Tempter of the Bone II
Time Limit:5000MS Memory Limit:32768KB 64bit IO Format:%I64d & %I64u
Description
The doggie found a bone in an ancient maze, which fascinated him a lot. However, when he picked it up, the maze was changed and the way he came in was lost.He realized that the bone was a trap, and he tried desperately to get out of this maze.
The maze was a rectangle with the sizes of N by M. The maze is made up of a door,many walls and many explosives. Doggie need to reach the door to escape from the tempter. In every second, he could move one block to one of the upper, lower, left or right neighboring blocks. And if the destination is a wall, Doggie need another second explode and a explosive to explode it if he had some explosives. Once he entered a block with explosives,he can take away all of the explosives. Can the poor doggie survive? Please help him.
Input
The input consists of multiple test cases. The first line of each test case contains two integers N, M,(2 <= N, M <= 8). which denote the sizes of the maze.The next N lines give the maze layout, with each line containing M characters. A character is one of the following:
‘X’: a block of wall;
‘S’: the start point of the doggie;
‘D’: the Door;
‘.’: an empty block;
‘1’–‘9’:explosives in that block.
Note,initially he had no explosives.
The input is terminated with two 0’s.

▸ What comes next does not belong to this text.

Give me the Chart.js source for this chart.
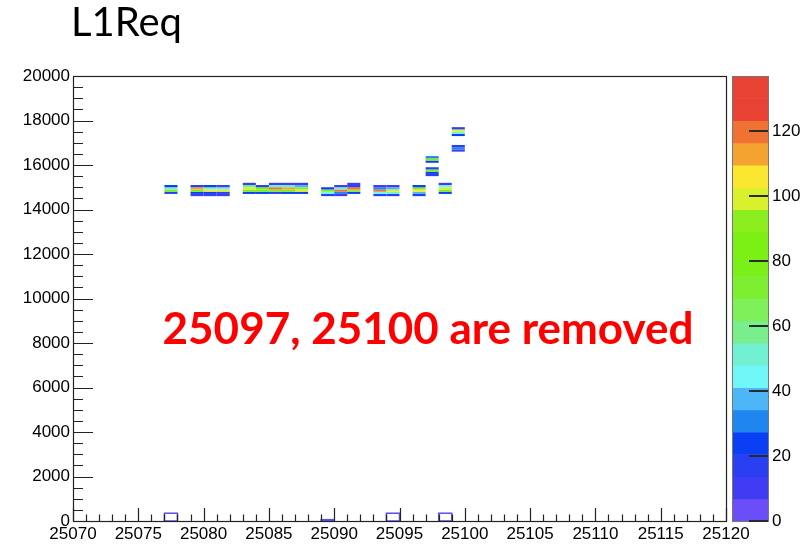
<!DOCTYPE html>
<html>
<head>
<meta charset="utf-8">
<script src="https://cdn.jsdelivr.net/npm/chart.js@4.4.0/dist/chart.umd.min.js"></script>
<style>
  html, body { margin: 0; padding: 0; background: #fff; }
</style>
</head>
<body>
<canvas id="l1reqChart" width="804" height="544"></canvas>
<script>
// Axis ranges
const runMin = 25070;
const runMax = 25120;
const reqMax = 20000;
const countMax = 137;
const binHeight = 100;

// 2D histogram cells: run bin (low edge), L1Req bin (low edge), entries
const cellRun = [
  25077, 25077, 25077, 25077,
  25079, 25079, 25079, 25079, 25079,
  25080, 25080, 25080, 25080, 25080,
  25081, 25081, 25081, 25081, 25081,
  25083, 25083, 25083, 25083, 25083,
  25084, 25084, 25084, 25084,
  25085, 25085, 25085, 25085, 25085,
  25086, 25086, 25086, 25086, 25086,
  25087, 25087, 25087, 25087, 25087,
  25089, 25089, 25089, 25089,
  25090, 25090, 25090, 25090, 25090,
  25091, 25091, 25091, 25091, 25091,
  25093, 25093, 25093, 25093, 25093,
  25094, 25094, 25094, 25094, 25094,
  25096, 25096, 25096, 25096, 25096,
  25097, 25097, 25097, 25097, 25097, 25097, 25097,
  25098, 25098, 25098, 25098, 25098,
  25099, 25099, 25099, 25099, 25099, 25099, 25099
];
const cellReq = [
  14700, 14800, 14900, 15000,
  14600, 14700, 14800, 14900, 15000,
  14600, 14700, 14800, 14900, 15000,
  14600, 14700, 14800, 14900, 15000,
  14700, 14800, 14900, 15000, 15100,
  14700, 14800, 14900, 15000,
  14700, 14800, 14900, 15000, 15100,
  14700, 14800, 14900, 15000, 15100,
  14700, 14800, 14900, 15000, 15100,
  14600, 14700, 14800, 14900,
  14600, 14700, 14800, 14900, 15000,
  14700, 14800, 14900, 15000, 15100,
  14600, 14700, 14800, 14900, 15000,
  14600, 14700, 14800, 14900, 15000,
  14600, 14700, 14800, 14900, 15000,
  15500, 15600, 15700, 15800, 16100, 16200, 16300,
  14700, 14800, 14900, 15000, 15100,
  16600, 16700, 16800, 17300, 17400, 17500, 17600
];
const cellCount = [
  20, 85, 50, 25,
  10, 25, 85, 112, 15,
  8, 22, 105, 48, 25,
  12, 20, 100, 50, 10,
  22, 80, 100, 55, 8,
  25, 82, 85, 20,
  20, 80, 120, 48, 8,
  22, 85, 112, 50, 8,
  25, 100, 90, 40, 8,
  20, 45, 85, 25,
  12, 30, 120, 50, 10,
  25, 95, 118, 20, 10,
  15, 45, 118, 30, 12,
  15, 50, 102, 35, 12,
  15, 40, 105, 80, 25,
  18, 25, 80, 20, 25, 80, 30,
  25, 80, 100, 45, 12,
  12, 28, 18, 25, 50, 100, 20
];

// near-zero bins, drawn as outlines
const lowRun = [25077, 25089, 25094, 25098];
const lowTop = [350, 60, 350, 350];

// colour palette, bottom to top (20 levels)
const paletteColors = [
  "#6b4ef7", "#3f3cf3", "#2a3ff2", "#0a3ff5", "#1f86f0",
  "#4cb6f7", "#70f7f7", "#72f0d2", "#78ef8c", "#7fef5a",
  "#7eee30", "#7bef18", "#7cf014", "#8cee1e", "#d9f02c",
  "#fbe630", "#f4a230", "#ef7233", "#e84235", "#e84235"
];

function colorFor(count) {
  const idx = Math.min(paletteColors.length - 1, Math.floor((count / countMax) * paletteColors.length));
  return paletteColors[idx];
}

const tickFont = { family: "'Liberation Sans', Arial, sans-serif", size: 17 };

const cells = cellRun.map((r, i) => ({ x: r + 0.5, y: cellReq[i] + binHeight / 2, v: cellCount[i] }));

const histPlugin = {
  id: "histPlugin",
  afterDatasetsDraw(chart) {
    const c = chart.ctx;
    const xs = chart.scales.x;
    const ys = chart.scales.y;
    c.save();
    // filled cells
    chart.data.datasets[0].data.forEach((p) => {
      const x0 = xs.getPixelForValue(p.x - 0.5);
      const x1 = xs.getPixelForValue(p.x + 0.5);
      const y0 = ys.getPixelForValue(p.y + binHeight / 2);
      const y1 = ys.getPixelForValue(p.y - binHeight / 2);
      c.fillStyle = colorFor(p.v);
      c.fillRect(x0, y0, x1 - x0, y1 - y0);
    });
    // low bins
    c.strokeStyle = "#5a50f0";
    c.lineWidth = 1.5;
    lowRun.forEach((r, i) => {
      const x0 = xs.getPixelForValue(r);
      const x1 = xs.getPixelForValue(r + 1);
      const y0 = ys.getPixelForValue(lowTop[i]);
      const y1 = ys.getPixelForValue(0);
      c.strokeRect(x0, y0, x1 - x0, y1 - y0);
    });
    c.restore();
  },
  afterDraw(chart) {
    const c = chart.ctx;
    const area = chart.chartArea;
    const xs = chart.scales.x;
    const ys = chart.scales.y;
    const zs = chart.scales.z;
    c.save();

    // frame
    c.strokeStyle = "#222";
    c.lineWidth = 1.2;
    c.strokeRect(area.left + 0.5, area.top + 0.5, area.right - area.left, area.bottom - area.top);

    // y ticks (inside)
    c.beginPath();
    for (let v = 0; v <= reqMax; v += 500) {
      const py = Math.round(ys.getPixelForValue(v)) + 0.5;
      const len = v % 2000 === 0 ? 20 : 10;
      c.moveTo(area.left, py);
      c.lineTo(area.left + len, py);
    }
    // x ticks (inside)
    for (let v = runMin; v <= runMax; v += 1) {
      const px = Math.round(xs.getPixelForValue(v)) + 0.5;
      const len = v % 5 === 0 ? 13 : 6.5;
      c.moveTo(px, area.bottom);
      c.lineTo(px, area.bottom - len);
    }
    c.stroke();

    // colour bar
    const barL = zs.left + 6;
    const barR = zs.left + 42;
    const step = countMax / paletteColors.length;
    paletteColors.forEach((col, i) => {
      const top = zs.getPixelForValue((i + 1) * step);
      const bot = zs.getPixelForValue(i * step);
      c.fillStyle = col;
      c.fillRect(barL, top, barR - barL, bot - top + 0.5);
    });
    c.strokeStyle = "#777";
    c.lineWidth = 1;
    c.strokeRect(barL + 0.5, area.top + 0.5, barR - barL, area.bottom - area.top);
    c.strokeStyle = "#2a2a2a";
    c.lineWidth = 2;
    c.beginPath();
    zs.ticks.forEach((t) => {
      if (t.value % 20 !== 0) return;
      const py = Math.round(zs.getPixelForValue(t.value));
      c.moveTo(barR, py);
      c.lineTo(barR - 19, py);
    });
    c.stroke();

    // title and note
    c.fillStyle = "#000";
    c.font = "40px Lato, 'Open Sans', sans-serif";
    c.textAlign = "left";
    c.textBaseline = "alphabetic";
    c.fillText("L1Req", 71, 36);

    c.fillStyle = "#ff0000";
    c.font = "bold 44px Lato, 'Open Sans', sans-serif";
    c.textAlign = "center";
    c.fillText("25097, 25100 are removed", 428, 344);
    c.restore();
  },
};

new Chart(document.getElementById("l1reqChart"), {
  type: "scatter",
  data: {
    datasets: [
      {
        label: "L1Req",
        data: cells,
        pointRadius: 0,
        pointHoverRadius: 0,
      },
    ],
  },
  options: {
    responsive: false,
    animation: false,
    layout: { padding: { top: 76, left: 0, right: 0, bottom: 0 } },
    plugins: {
      legend: { display: false },
      tooltip: { enabled: false },
      title: { display: false },
    },
    scales: {
      x: {
        type: "linear",
        min: runMin,
        max: runMax,
        grid: { display: false, drawTicks: false },
        border: { display: false },
        ticks: {
          stepSize: 5,
          autoSkip: false,
          maxRotation: 0,
          padding: 3,
          color: "#000",
          font: tickFont,
          callback: (v) => String(v),
        },
        afterFit: (s) => { s.height = 23; },
      },
      y: {
        type: "linear",
        min: 0,
        max: reqMax,
        grid: { display: false, drawTicks: false },
        border: { display: false },
        ticks: {
          stepSize: 2000,
          autoSkip: false,
          padding: 3,
          color: "#000",
          font: tickFont,
          callback: (v) => String(v),
        },
        afterFit: (s) => { s.width = 73; },
      },
      z: {
        type: "linear",
        position: "right",
        min: 0,
        max: countMax,
        grid: { display: false, drawTicks: true, tickLength: 45 },
        border: { display: false },
        ticks: {
          stepSize: 20,
          autoSkip: false,
          padding: 1,
          color: "#000",
          font: tickFont,
          callback: (v) => (v % 20 === 0 ? String(v) : ""),
        },
        afterFit: (s) => { s.width = 78; },
      },
    },
  },
  plugins: [histPlugin],
});
</script>
</body>
</html>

This test case is not to be processed.
Output
For each test case, print the minimum time the doggie need to escape if the doggie can survive, or -1 otherwise.
Sample Input
4 4
SX..
XX..
….
1..D
4 4
S.X1
….
..XX
..XD
0 0
Sample Output
-1
9
题解
走迷宫问最短时间,不同的是这道题有炸弹这个因素,同样的BFS,不过节点要多加地图的保存和标志数组多加一个用来标志炸弹个数即可
代码
#include <cstdio>
#include <queue>
#include <cstring>
#include <iostream>
#include <cstdlib>
#include <algorithm>
#include <vector>
#include <string>
#include <set>
#include <ctime>
#include <cmath>
#include <cctype>
using namespace std;
#define MAX 100000
#define LL long long
int cas=1,T;
struct Node
{
int x,y;
int num; //炸弹个数
int step; //步数
char mapp[8][8];
bool operator<(const Node &p)const
{
return step>p.step;
}
}node;
int net[4][2] = {{1,0},{0,1},{-1,0},{0,-1}};
char map[8][8];
int vis[8][8][577];
int main()
{
int n,m,sx,sy,ex,ey;
while (scanf("%d%d",&n,&m) && n)
{
priority_queue<Node>que;
for (int i = 0;i<n;i++)
scanf("%s",map[i]);
for (int i = 0;i<n;i++)
{
for (int j = 0;j<m;j++)
{
if (map[i][j]=='S')
{
map[i][j] = '.';
sx = i;sy =j;
}
else if (map[i][j]=='D')
{
map[i][j]='.';
ex=i;ey=j;
}
}
}
memset(vis,0,sizeof(vis));
node.x=sx;
node.y=sy;
for (int i = 0;i<n;i++)
for (int j = 0;j<m;j++)
node.mapp[i][j]=map[i][j];
node.step=0;
node.num=0;
vis[sx][sy][0]++;
que.push(node);
while (!que.empty())
{
node = que.top();
if (node.x==ex&&node.y==ey)
{
printf("%d\n",node.step);
break;
}
for (int i = 0;i<4;i++)
{
node.step++;
node.x+=net[i][0];
node.y+=net[i][1];
if (node.x>=0&&node.y>=0&&node.y<m&&node.x<n&&vis[node.x][node.y][node.num]<20)
{
if (node.mapp[node.x][node.y]=='.')
{
vis[node.x][node.y][node.num]++;
que.push(node);
}
else if (node.mapp[node.x][node.y]=='X' && node.num>0)
{
vis[node.x][node.y][node.num]++;
node.step++;
node.num--;
node.mapp[node.x][node.y]='.';
vis[node.x][node.y][node.num]++;
que.push(node);
}
else if (node.mapp[node.x][node.y]>='1' && node.mapp[node.x][node.y]<='9')
{
vis[node.x][node.y][node.num]++;
node.num+=node.mapp[node.x][node.y]-'0';
node.mapp[node.x][node.y]='.';
vis[node.x][node.y][node.num]++;
que.push(node);
}
}
node=que.top();
}
que.pop();
}
if (que.empty())
printf("-1\n");
}
return 0;
}